Working from the top of the listing below, retype each line through the line containing "(wvt) at (307,131)", both included, with no pictures.

— begin Items —

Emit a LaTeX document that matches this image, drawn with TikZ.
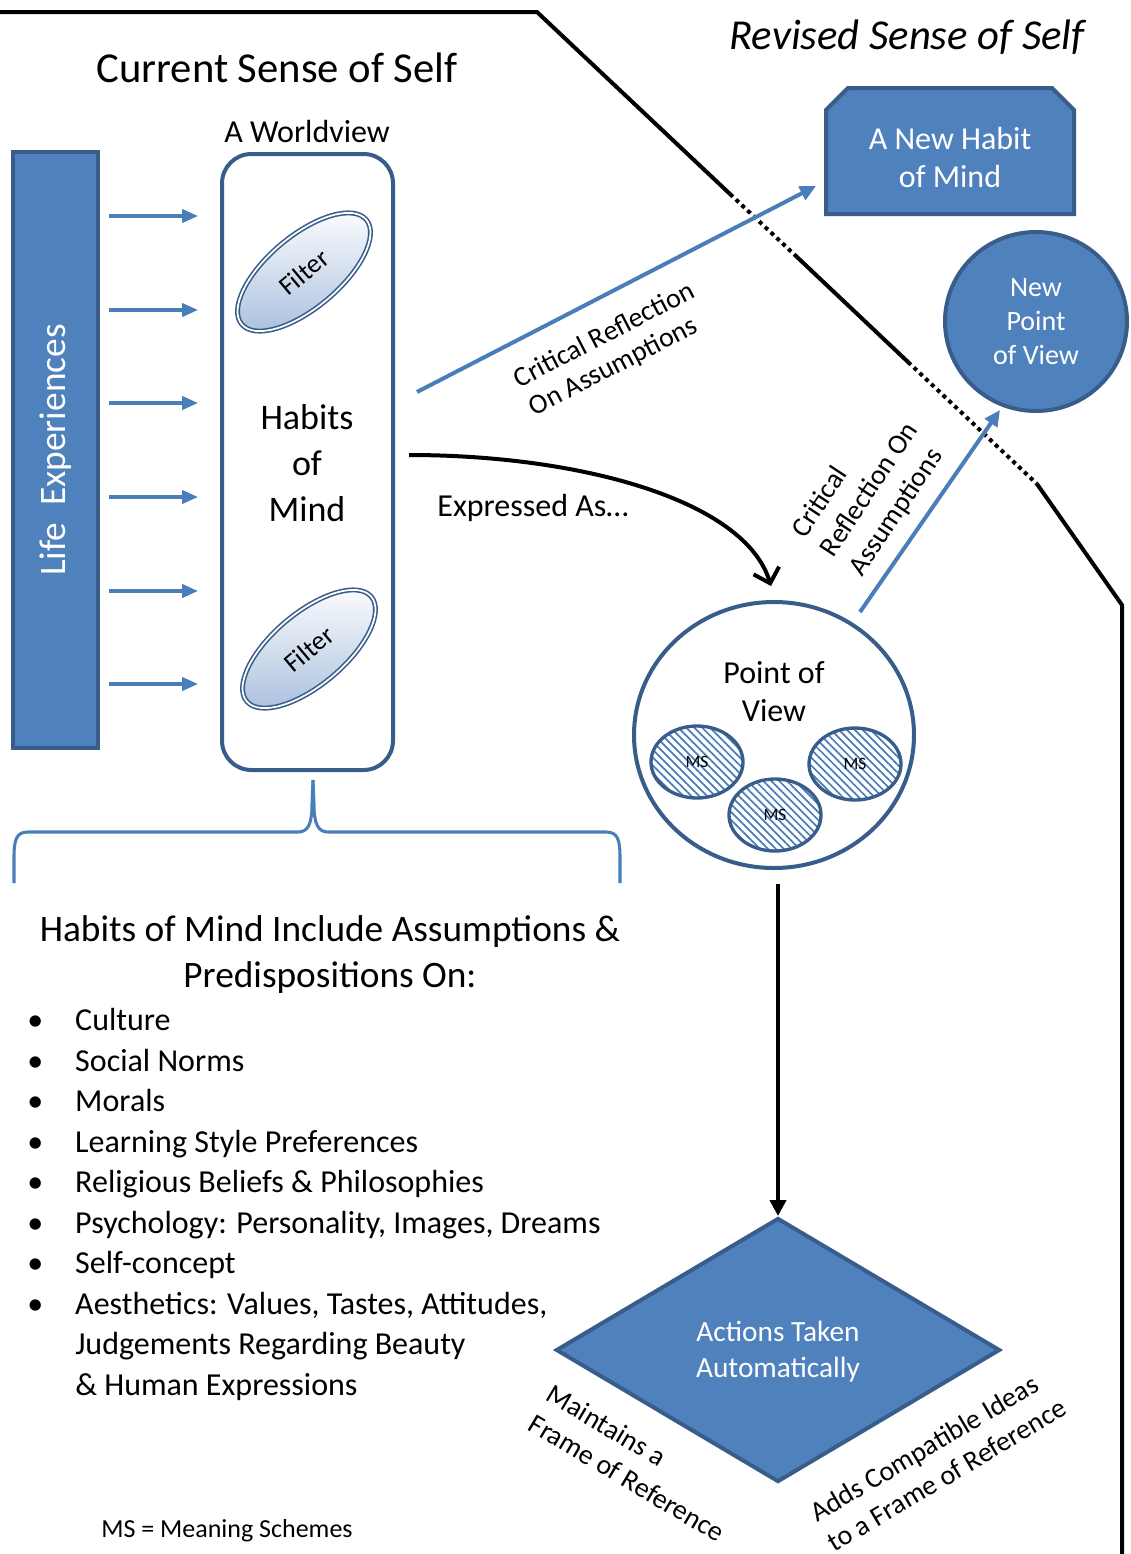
\documentclass[tikz,border=0pt]{standalone}
\usepackage{fontspec}
\setmainfont{Carlito}
\usetikzlibrary{arrows.meta,calc,shapes.geometric,patterns.meta}
\definecolor{fillb}{HTML}{4F81BD}
\definecolor{edgeb}{HTML}{385D8A}
\definecolor{lineb}{HTML}{4A7EBB}
\definecolor{filterb}{HTML}{AEC3E0}
\newcommand\fs[2]{\fontsize{#1}{#2}\selectfont}

\begin{document}
\begin{tikzpicture}[x=0.75pt,y=-0.75pt,
  blueshape/.style={fill=fillb,draw=edgeb,line width=3pt},
  whiteshape/.style={fill=white,draw=edgeb,line width=3pt},
  bluearrow/.style={draw=lineb,line width=3pt,-{Triangle[length=12pt,width=11pt]}},
  feed/.style={draw=lineb,line width=2.5pt,-{Triangle[length=12pt,width=10pt]}},
  boundary/.style={line width=3pt,black},
  dotline/.style={boundary,dash pattern=on 3pt off 3pt},
  filterlens/.style={ellipse,draw=edgeb,double=white,line width=1.2pt,double distance=1.3pt,
    top color=white,bottom color=filterb,minimum width=122pt,minimum height=54pt,
    inner sep=0pt,rotate=40,font=\fs{20}{24}},
  scheme/.style={ellipse,draw=edgeb,line width=2.5pt,
    pattern={Lines[angle=-45,distance=4.2pt,line width=1.3pt]},pattern color=lineb,
    minimum width=69pt,minimum height=54pt,inner sep=0pt,font=\fs{13}{15}},
  lbl/.style={inner sep=0pt,align=center},
  lbll/.style={inner sep=0pt,align=left},
]
\useasboundingbox (0,0) rectangle (1131,1554);
\fill[white] (0,0) rectangle (1131,1554);

% boundary between the current and the revised sense of self
\coordinate (b0) at (0,12);
\coordinate (b1) at (537,12);
\coordinate (b2) at (730,194);
\coordinate (b3) at (797,257);
\coordinate (b4) at (908,362);
\coordinate (b5) at (1037,484);
\coordinate (b6) at (1122,605);
\coordinate (b7) at (1122,1556);
\draw[boundary] (b0) -- (b1) -- (b2);
\draw[dotline] (b2) -- (b3);
\draw[boundary] (b3) -- (b4);
\draw[dotline] (b4) -- (b5);
\draw[boundary] (b5) -- (b6) -- (b7);

% titles
\node[lbl,font=\fs{32}{38}] (cur) at (277,68) {Current Sense of Self};
\node[lbl,font=\fs{32}{38}\itshape] (rev) at (907,37) {Revised Sense of Self};
\node[lbl,font=\fs{24}{29}] (wvt) at (307,131) {A Worldview};

% life experiences feeding the worldview
\node[blueshape,minimum width=63.75pt,minimum height=447pt,inner sep=0pt] (life) at (55.5,450) {};
\node[lbl,rotate=90,text=white,font=\fs{28}{34}] (lifet) at (life.center) {Life~~Experiences};

\node[whiteshape,rounded corners=22pt,minimum width=128.25pt,minimum height=462pt,inner sep=0pt] (wv) at (307.5,462) {};

\foreach \yy in {216,310,403,497,591,684}{
  \coordinate (fy) at (0,\yy);
  \draw[feed] ($(life.east |- fy)+(9,0)$) -- ($(wv.west |- fy)+(-22,0)$);
}

\node[filterlens] (f1) at (304,272) {Filter};
\node[filterlens] (f2) at (309,649) {Filter};
\node[lbl,font=\fs{27}{34.5}] (hom) at (307,463) {Habits\\of\\Mind};

% brace under the worldview
\draw[lineb,line width=2.3pt,line cap=butt]
  (14,883) -- (14,858) .. controls (14,840) and (16,832) .. (28,832) -- (298,832)
  .. controls (308,832) and (312,824) .. (312,804) -- (313,780);
\draw[lineb,line width=2.3pt]
  (313,780) -- (314,804) .. controls (314,824) and (318,832) .. (328,832) -- (606,832)
  .. controls (618,832) and (620,840) .. (620,858) -- (620,883);

% habits of mind list
\node[lbl,font=\fs{28}{34}] (hdr) at (330,954.5) {Habits of Mind Include Assumptions \&\\Predispositions On:};
\node[anchor=north west,inner sep=0pt,font=\fs{24}{30.4}] (lst) at (27,1002) {%
\begin{tabular}{@{}l@{}l@{}}
\makebox[36pt][l]{•} & Culture\\
\makebox[36pt][l]{•} & Social Norms\\
\makebox[36pt][l]{•} & Morals\\
\makebox[36pt][l]{•} & Learning Style Preferences\\
\makebox[36pt][l]{•} & Religious Beliefs \& Philosophies\\
\makebox[36pt][l]{•} & Psychology: Personality, Images, Dreams\\
\makebox[36pt][l]{•} & Self-concept\\
\makebox[36pt][l]{•} & Aesthetics: Values, Tastes, Attitudes,\\
 & Judgements Regarding Beauty\\
 & \& Human Expressions
\end{tabular}};

\node[lbl,font=\fs{19.5}{23}] (msk) at (227,1531) {MS = Meaning Schemes};

% point of view with its meaning schemes
\node[whiteshape,ellipse,minimum width=210pt,minimum height=199.5pt,inner sep=0pt] (pov) at (774,735) {};
\node[lbl,font=\fs{24}{29}] (povt) at (774,691.5) {Point of\\View};
\node[scheme] (ms1) at (697,762) {MS};
\node[scheme] (ms2) at (855,764) {MS};
\node[scheme] (ms3) at (775,815) {MS};

% expressed as
\draw[line width=3pt,-{Straight Barb[length=10pt,width=20pt]}]
  ($(wv.east)+(14,-7)$) .. controls (580,455) and (745,500) .. ($(pov.north)+(-3,-14)$);
\node[lbl,font=\fs{24}{29}] (expr) at (533,508) {Expressed As…};

% actions taken automatically
\node[blueshape,diamond,minimum width=333pt,minimum height=198pt,inner sep=0pt] (dia) at (778,1350) {};
\node[lbl,text=white,font=\fs{22}{27}] (diat) at (778,1352) {Actions Taken\\Automatically};
\draw[line width=3pt,-{Triangle[length=12pt,width=12pt]}] ($(pov.south)+(4,14)$) -- (dia.north);

\node[lbll,rotate=-30.7,font=\fs{21}{26}] (keep) at (636,1463) {Maintains a\\Frame of Reference};
\node[lbll,rotate=30.7,font=\fs{21}{26}] (adds) at (938,1460) {Adds Compatible Ideas\\to a Frame of Reference};

% revised sense of self
\draw[blueshape] (826,214) -- (826,110) -- (848,88) -- (1052,88) -- (1074,110) -- (1074,214) -- cycle;
\node[lbl,text=white,font=\fs{24}{29}] (nh) at (950,157.5) {A New Habit\\of Mind};
\node[blueshape,ellipse,minimum width=136.5pt,minimum height=134.25pt,inner sep=0pt,
  text=white,align=center,font=\fs{21}{25.5}] (npv) at (1036,321.5) {New\\Point\\of View};

% critical reflection
\coordinate (cr1s) at (417,392);
\coordinate (cr1e) at (816,186);
\draw[bluearrow] (cr1s) -- (cr1e);
\node[lbll,rotate=27.4,font=\fs{21}{24}] (cr1) at (612,350) {Critical Reflection\\On Assumptions};

\coordinate (cr2s) at (860,612);
\coordinate (cr2e) at (1000,410);
\draw[bluearrow] (cr2s) -- (cr2e);
\node[lbll,rotate=56.6,font=\fs{21}{26}] (cr2) at (870,490) {Critical\\Reflection On\\Assumptions};
\end{tikzpicture}
\end{document}
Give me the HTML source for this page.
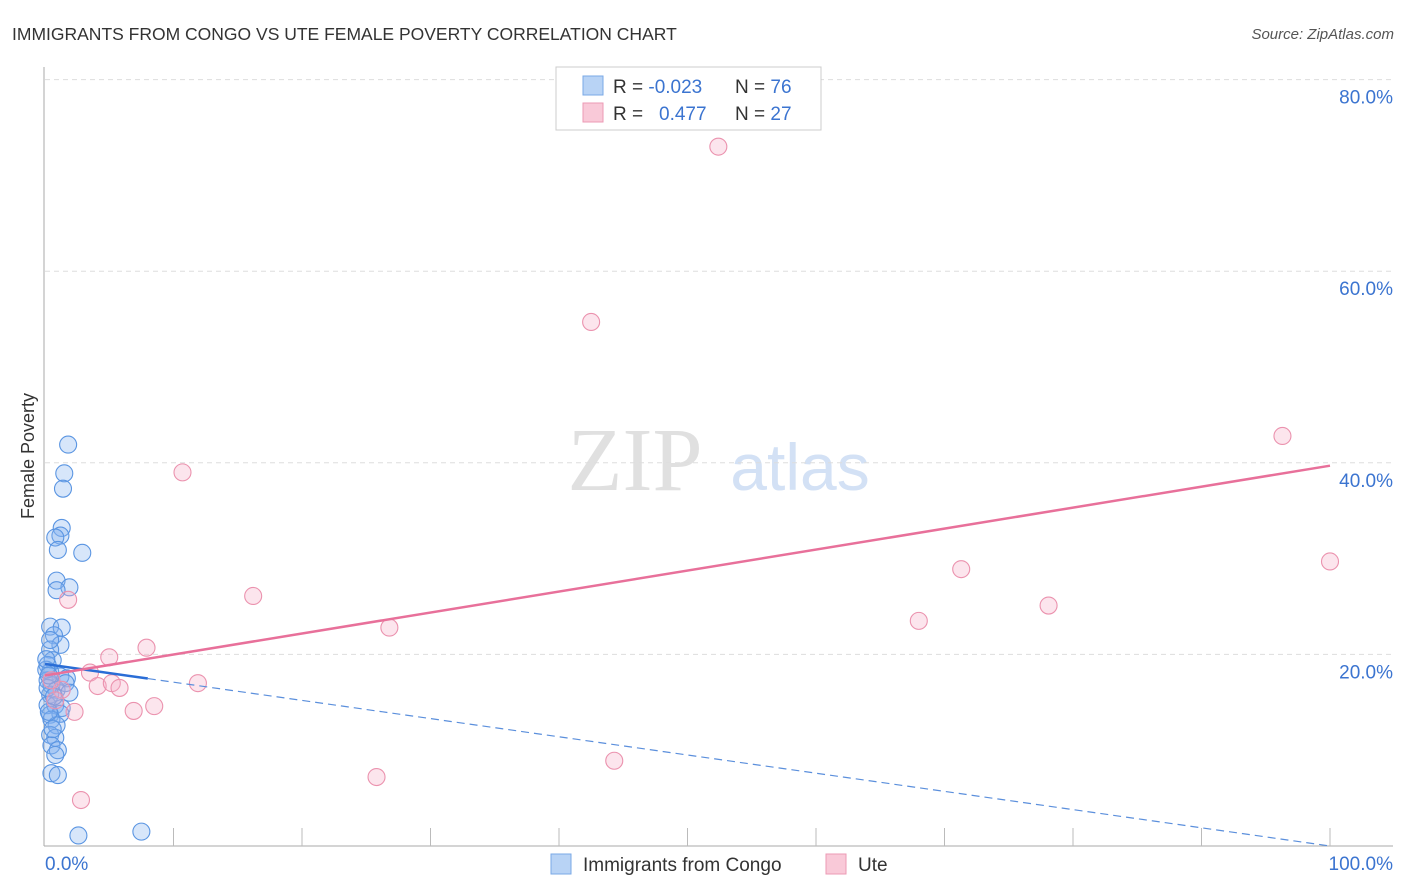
<!DOCTYPE html>
<html><head><meta charset="utf-8"><style>
body{margin:0;background:#fff;font-family:"Liberation Sans",sans-serif;}
svg{display:block}
</style></head><body>
<svg id="chart" width="1406" height="892">
<text x="12" y="40" font-size="17.5" fill="#333">IMMIGRANTS FROM CONGO VS UTE FEMALE POVERTY CORRELATION CHART</text>
<text x="1394" y="39" font-size="15" fill="#555" font-style="italic" text-anchor="end">Source: ZipAtlas.com</text>
<text x="34" y="456" font-size="18" fill="#333" text-anchor="middle" transform="rotate(-90 34 456)">Female Poverty</text>
<g><text x="635" y="490" font-size="90" fill="#e0e0e0" font-family="Liberation Serif,serif" text-anchor="middle">ZIP</text><text x="800" y="490" font-size="66" fill="#d3e1f5" text-anchor="middle">atlas</text></g>
<g id="grid"></g><g id="marks"></g>
<g>
<rect x="556" y="67" width="265" height="63" fill="#fff" stroke="#ccc"/>
<rect x="583" y="76" width="20" height="19" fill="#b8d3f5" stroke="#7aa8e6"/>
<rect x="583" y="103" width="20" height="19" fill="#f9c9d8" stroke="#ec9ab4"/>
<text x="613" y="93" font-size="19" fill="#333">R = <tspan fill="#3b74d0">-0.023</tspan><tspan x="735">N = </tspan><tspan fill="#3b74d0">76</tspan></text>
<text x="613" y="120" font-size="19" fill="#333">R = <tspan x="659" fill="#3b74d0">0.477</tspan><tspan x="735">N = </tspan><tspan fill="#3b74d0">27</tspan></text>
</g>
<g>
<rect x="551" y="854" width="20" height="20" fill="#b8d3f5" stroke="#7aa8e6"/>
<text x="583" y="871" font-size="19" fill="#333">Immigrants from Congo</text>
<rect x="826" y="854" width="20" height="20" fill="#f9c9d8" stroke="#ec9ab4"/>
<text x="858" y="871" font-size="19" fill="#333">Ute</text>
</g>
</svg>
<script>
const blueX=[1.8,1.5,1.4,1.3,1.2,0.8,1.0,2.9,0.9,1.9,0.9,0.4,1.3,0.7,1.2,0.4,0.6,0.2,0.4,1.2,1.7,0.2,0.5,0.9,0.4,0.2,0.8,1.3,0.4,1.2,0.5,0.9,0.4,0.8,0.5,1.0,0.8,0.5,1.0,2.6,7.5,0.1,0.2,0.7,0.1,0.4,1.6,1.9,0.3,0.6,0.3];
const blueY=[41.9,38.9,37.3,33.2,32.4,32.2,30.9,30.6,27.7,27.0,26.7,22.9,22.8,22.0,21.0,20.5,19.4,18.9,18.2,17.7,17.5,17.3,16.8,16.3,15.8,14.7,14.7,14.4,13.7,13.8,13.2,12.6,11.6,11.3,10.5,10.0,9.5,7.6,7.4,1.1,1.5,18.4,16.5,15.6,19.5,21.5,17.0,16.0,14.0,12.2,17.8];
const pinkX=[1.8,10.7,5.0,7.9,3.5,4.1,5.2,5.8,1.3,11.9,2.3,6.9,8.5,2.8,16.2,26.8,25.8,42.5,44.3,52.4,68.0,71.3,78.1,96.3,100,0.5,0.8];
const pinkY=[25.7,39.0,19.7,20.7,18.1,16.7,17.0,16.5,16.3,17.0,14.0,14.1,14.6,4.8,26.1,22.8,7.2,54.7,8.9,73.0,23.5,28.9,25.1,42.8,29.7,17.3,15.2];
const blueTrend=[19.0,0.0];
const pinkTrend=[17.8,39.7];
const yTicks=[20,40,60,80];
const xTickVals=[0,10,20,30,40,50,60,70,80,90,100];
const NS='http://www.w3.org/2000/svg';
const X=v=>45+v*12.85, Y=v=>846-v*9.58;
function mk(t,a,p){const e=document.createElementNS(NS,t);for(const k in a)e.setAttribute(k,a[k]);p.appendChild(e);return e;}
const g=document.getElementById('grid'),m=document.getElementById('marks');
yTicks.forEach(t=>{
 const l=mk('line',{x1:45,x2:1393,y1:Y(t),y2:Y(t),stroke:'#ddd','stroke-dasharray':'5,4'},g);
 
 
 const tx=mk('text',{x:1393,y:Y(t)+24,'font-size':19,fill:'#3b74d0','text-anchor':'end'},g);tx.textContent=t.toFixed(1)+'%';
 
 
});
let ax=mk('line',{x1:44,x2:44,y1:67,y2:846,stroke:'#aaa'},g);


ax=mk('line',{x1:44,x2:1393,y1:846,y2:846,stroke:'#aaa'},g);


xTickVals.slice(1).forEach(t=>{const l=mk('line',{x1:X(t),x2:X(t),y1:828,y2:846,stroke:'#bbb'},g);
 
 });
let t0=mk('text',{x:45,y:870,'font-size':19,fill:'#3b74d0'},g);t0.textContent=xTickVals[0].toFixed(1)+'%';


t0=mk('text',{x:1393,y:870,'font-size':19,fill:'#3b74d0','text-anchor':'end'},g);t0.textContent=xTickVals[10].toFixed(1)+'%';


blueX.forEach((x,i)=>{const c=mk('circle',{cx:X(x),cy:Y(blueY[i]),r:8.5,fill:'rgba(130,178,238,0.32)',stroke:'#5a95e2','stroke-width':1.1},m);
 
 });
pinkX.forEach((x,i)=>{const c=mk('circle',{cx:X(x),cy:Y(pinkY[i]),r:8.5,fill:'rgba(245,175,198,0.32)',stroke:'#eb92ae','stroke-width':1.1},m);
 
 });
const by=x=>blueTrend[0]+(blueTrend[1]-blueTrend[0])*x/100;
let l=mk('line',{x1:X(0),y1:Y(by(0)),x2:X(8),y2:Y(by(8)),stroke:'#2a6dd6','stroke-width':2.5},m);


l=mk('line',{x1:X(8),y1:Y(by(8)),x2:X(100),y2:Y(by(100)),stroke:'#5b8fdc','stroke-width':1.2,'stroke-dasharray':'8,5'},m);


l=mk('line',{x1:X(0),y1:Y(pinkTrend[0]),x2:X(100),y2:Y(pinkTrend[1]),stroke:'#e8709a','stroke-width':2.5},m);


</script>
</body></html>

— end Items —

## Reply
Emit a LaTeX document that matches this image, drawn with TikZ.
\documentclass[tikz,border=0pt]{standalone}
\usepackage{fontspec}
\setmainfont{Carlito}
\usetikzlibrary{arrows.meta,calc,shapes.geometric,patterns.meta}
\definecolor{fillb}{HTML}{4F81BD}
\definecolor{edgeb}{HTML}{385D8A}
\definecolor{lineb}{HTML}{4A7EBB}
\definecolor{filterb}{HTML}{AEC3E0}
\newcommand\fs[2]{\fontsize{#1}{#2}\selectfont}

\begin{document}
\begin{tikzpicture}[x=0.75pt,y=-0.75pt,
  blueshape/.style={fill=fillb,draw=edgeb,line width=3pt},
  whiteshape/.style={fill=white,draw=edgeb,line width=3pt},
  bluearrow/.style={draw=lineb,line width=3pt,-{Triangle[length=12pt,width=11pt]}},
  feed/.style={draw=lineb,line width=2.5pt,-{Triangle[length=12pt,width=10pt]}},
  boundary/.style={line width=3pt,black},
  dotline/.style={boundary,dash pattern=on 3pt off 3pt},
  filterlens/.style={ellipse,draw=edgeb,double=white,line width=1.2pt,double distance=1.3pt,
    top color=white,bottom color=filterb,minimum width=122pt,minimum height=54pt,
    inner sep=0pt,rotate=40,font=\fs{20}{24}},
  scheme/.style={ellipse,draw=edgeb,line width=2.5pt,
    pattern={Lines[angle=-45,distance=4.2pt,line width=1.3pt]},pattern color=lineb,
    minimum width=69pt,minimum height=54pt,inner sep=0pt,font=\fs{13}{15}},
  lbl/.style={inner sep=0pt,align=center},
  lbll/.style={inner sep=0pt,align=left},
]
\useasboundingbox (0,0) rectangle (1131,1554);
\fill[white] (0,0) rectangle (1131,1554);

% boundary between the current and the revised sense of self
\coordinate (b0) at (0,12);
\coordinate (b1) at (537,12);
\coordinate (b2) at (730,194);
\coordinate (b3) at (797,257);
\coordinate (b4) at (908,362);
\coordinate (b5) at (1037,484);
\coordinate (b6) at (1122,605);
\coordinate (b7) at (1122,1556);
\draw[boundary] (b0) -- (b1) -- (b2);
\draw[dotline] (b2) -- (b3);
\draw[boundary] (b3) -- (b4);
\draw[dotline] (b4) -- (b5);
\draw[boundary] (b5) -- (b6) -- (b7);

% titles
\node[lbl,font=\fs{32}{38}] (cur) at (277,68) {Current Sense of Self};
\node[lbl,font=\fs{32}{38}\itshape] (rev) at (907,37) {Revised Sense of Self};
\node[lbl,font=\fs{24}{29}] (wvt) at (307,131) {A Worldview};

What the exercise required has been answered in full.